経済産業省傘下の新エネルギー・産業技術総合開発機構(NEDO)は10月25日、「革新的ロボット研究開発基盤構築事業/自動配送ロボットによる配送サービスの実現」として、京セラコミニュケーションシステム(KCCS)が北海道石狩市内で、1人のオペレーターが複数台の自動配送ロボットを遠隔監視・操作しながら配送サービスを行う実証実験を開始したと発表した。
この実証実験は物流拠点や小売り販売店などから住宅や指定地への配送サービス(通称“ラストワンマイル物流”)で問題になっている物流拠点などでの人材不足や宅配便取扱個数の増加に対応するために自動配送ロボットを活用した配送サービス実現に向けた技術の確立を目指すものになっている。同時に、「地方などで深刻化している“買い物弱者”という地域課題の解決策も探るものも含まれている」と、同事業のNEDO担当部署であるロボット・AI部は説明する。

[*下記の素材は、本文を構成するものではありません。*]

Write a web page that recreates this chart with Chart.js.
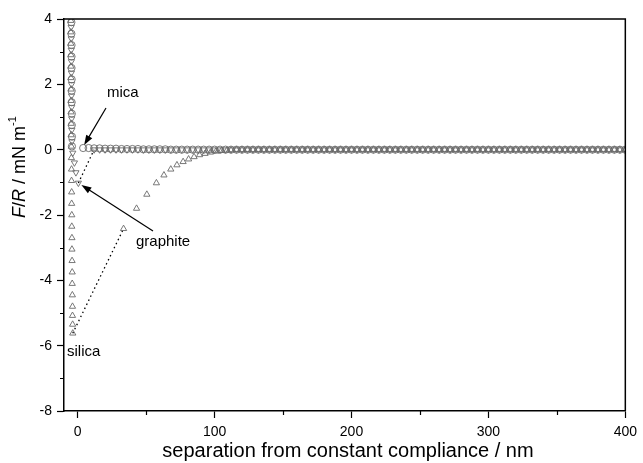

この実証実験の内容は、市街地の車道を同時に走行する複数の自動配送ロボット(図1)を、1人のオペレーターが遠隔監視・操作するもので、配送サービスの低コスト化と運用効率の改善を目指す事業になっている。自動配送ロボットの車両は長さ2.5m以下、幅1.3m以内、高さ2.0m以下のミニカーに準じた大きさになっている。
2023年10月時点で、国内で初めての「1人のオペレーターが遠隔監視・操作する物流などでの実証実験事業だ」と、NEDOのロボット・AI部は説明する。そして、この実証実験事業を実施するために、「走行する車道などのルートとスケジュールを状況に応じて変更できる運行管理システムを事前に開発済み」とも説明する。
この実証実験事業が行われる地域は石狩市緑苑台東地区の住宅街の一部エリア(図3)で、10月25日から29日まで実施される予定だ。
なお、NEDOのロボット・AI部では、この実証実験事業の実施前に、「国土交通省の自動運転車を用いた自動車運送事業における輸送の安全確保等に関する検討会の報告書を参考に、今回の事業の有資格者が運行管理とその指示を行う運用体制を構築して、実施した」と説明している。